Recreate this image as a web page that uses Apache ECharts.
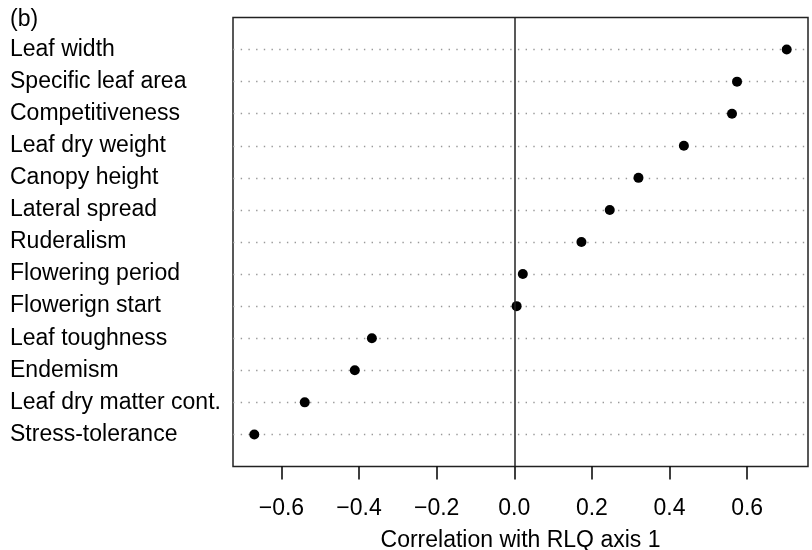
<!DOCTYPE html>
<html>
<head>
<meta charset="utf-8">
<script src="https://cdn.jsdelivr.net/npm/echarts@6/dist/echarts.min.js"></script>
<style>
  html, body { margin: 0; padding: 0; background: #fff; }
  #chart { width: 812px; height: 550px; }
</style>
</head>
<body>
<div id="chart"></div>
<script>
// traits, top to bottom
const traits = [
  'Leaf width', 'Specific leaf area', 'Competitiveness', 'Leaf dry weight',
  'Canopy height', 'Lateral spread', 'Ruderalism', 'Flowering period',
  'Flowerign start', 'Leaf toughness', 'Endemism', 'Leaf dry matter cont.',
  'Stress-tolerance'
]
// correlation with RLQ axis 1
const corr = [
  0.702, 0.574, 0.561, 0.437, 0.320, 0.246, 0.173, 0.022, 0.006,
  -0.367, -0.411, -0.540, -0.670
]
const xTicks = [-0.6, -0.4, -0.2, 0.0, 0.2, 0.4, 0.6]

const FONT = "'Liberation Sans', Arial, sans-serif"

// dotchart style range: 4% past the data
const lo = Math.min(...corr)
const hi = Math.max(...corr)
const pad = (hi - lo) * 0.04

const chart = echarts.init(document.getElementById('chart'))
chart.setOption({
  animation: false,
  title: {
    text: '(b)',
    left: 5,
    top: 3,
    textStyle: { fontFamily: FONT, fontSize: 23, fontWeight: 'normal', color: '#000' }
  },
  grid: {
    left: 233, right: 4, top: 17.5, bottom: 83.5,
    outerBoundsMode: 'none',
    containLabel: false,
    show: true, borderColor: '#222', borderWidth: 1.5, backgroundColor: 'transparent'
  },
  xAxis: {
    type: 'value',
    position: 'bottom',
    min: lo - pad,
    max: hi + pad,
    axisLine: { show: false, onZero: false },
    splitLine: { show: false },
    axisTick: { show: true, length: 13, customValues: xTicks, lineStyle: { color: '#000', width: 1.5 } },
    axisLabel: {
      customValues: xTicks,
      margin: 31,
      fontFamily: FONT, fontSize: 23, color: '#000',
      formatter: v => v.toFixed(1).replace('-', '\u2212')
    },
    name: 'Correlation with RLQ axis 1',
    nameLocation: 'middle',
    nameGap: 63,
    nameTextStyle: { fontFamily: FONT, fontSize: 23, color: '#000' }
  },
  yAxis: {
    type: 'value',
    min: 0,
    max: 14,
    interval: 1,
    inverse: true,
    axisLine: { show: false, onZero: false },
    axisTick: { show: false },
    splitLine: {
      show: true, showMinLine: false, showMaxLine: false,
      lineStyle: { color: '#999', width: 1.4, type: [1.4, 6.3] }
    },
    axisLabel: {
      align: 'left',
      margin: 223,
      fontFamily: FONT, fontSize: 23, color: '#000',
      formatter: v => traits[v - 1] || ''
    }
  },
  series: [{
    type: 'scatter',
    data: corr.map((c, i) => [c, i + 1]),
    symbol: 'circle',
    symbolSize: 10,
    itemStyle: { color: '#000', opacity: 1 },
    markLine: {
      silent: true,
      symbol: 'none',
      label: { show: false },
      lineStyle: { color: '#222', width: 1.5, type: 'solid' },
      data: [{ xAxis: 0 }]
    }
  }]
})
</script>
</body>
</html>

——————————

What is needed:
Write out the listing above exactly as it stands, pictures excluded.

Task answer:
Recreate this image as a web page that uses Apache ECharts.
<!DOCTYPE html>
<html>
<head>
<meta charset="utf-8">
<script src="https://cdn.jsdelivr.net/npm/echarts@6/dist/echarts.min.js"></script>
<style>
  html, body { margin: 0; padding: 0; background: #fff; }
  #chart { width: 812px; height: 550px; }
</style>
</head>
<body>
<div id="chart"></div>
<script>
// traits, top to bottom
const traits = [
  'Leaf width', 'Specific leaf area', 'Competitiveness', 'Leaf dry weight',
  'Canopy height', 'Lateral spread', 'Ruderalism', 'Flowering period',
  'Flowerign start', 'Leaf toughness', 'Endemism', 'Leaf dry matter cont.',
  'Stress-tolerance'
]
// correlation with RLQ axis 1
const corr = [
  0.702, 0.574, 0.561, 0.437, 0.320, 0.246, 0.173, 0.022, 0.006,
  -0.367, -0.411, -0.540, -0.670
]
const xTicks = [-0.6, -0.4, -0.2, 0.0, 0.2, 0.4, 0.6]

const FONT = "'Liberation Sans', Arial, sans-serif"

// dotchart style range: 4% past the data
const lo = Math.min(...corr)
const hi = Math.max(...corr)
const pad = (hi - lo) * 0.04

const chart = echarts.init(document.getElementById('chart'))
chart.setOption({
  animation: false,
  title: {
    text: '(b)',
    left: 5,
    top: 3,
    textStyle: { fontFamily: FONT, fontSize: 23, fontWeight: 'normal', color: '#000' }
  },
  grid: {
    left: 233, right: 4, top: 17.5, bottom: 83.5,
    outerBoundsMode: 'none',
    containLabel: false,
    show: true, borderColor: '#222', borderWidth: 1.5, backgroundColor: 'transparent'
  },
  xAxis: {
    type: 'value',
    position: 'bottom',
    min: lo - pad,
    max: hi + pad,
    axisLine: { show: false, onZero: false },
    splitLine: { show: false },
    axisTick: { show: true, length: 13, customValues: xTicks, lineStyle: { color: '#000', width: 1.5 } },
    axisLabel: {
      customValues: xTicks,
      margin: 31,
      fontFamily: FONT, fontSize: 23, color: '#000',
      formatter: v => v.toFixed(1).replace('-', '\u2212')
    },
    name: 'Correlation with RLQ axis 1',
    nameLocation: 'middle',
    nameGap: 63,
    nameTextStyle: { fontFamily: FONT, fontSize: 23, color: '#000' }
  },
  yAxis: {
    type: 'value',
    min: 0,
    max: 14,
    interval: 1,
    inverse: true,
    axisLine: { show: false, onZero: false },
    axisTick: { show: false },
    splitLine: {
      show: true, showMinLine: false, showMaxLine: false,
      lineStyle: { color: '#999', width: 1.4, type: [1.4, 6.3] }
    },
    axisLabel: {
      align: 'left',
      margin: 223,
      fontFamily: FONT, fontSize: 23, color: '#000',
      formatter: v => traits[v - 1] || ''
    }
  },
  series: [{
    type: 'scatter',
    data: corr.map((c, i) => [c, i + 1]),
    symbol: 'circle',
    symbolSize: 10,
    itemStyle: { color: '#000', opacity: 1 },
    markLine: {
      silent: true,
      symbol: 'none',
      label: { show: false },
      lineStyle: { color: '#222', width: 1.5, type: 'solid' },
      data: [{ xAxis: 0 }]
    }
  }]
})
</script>
</body>
</html>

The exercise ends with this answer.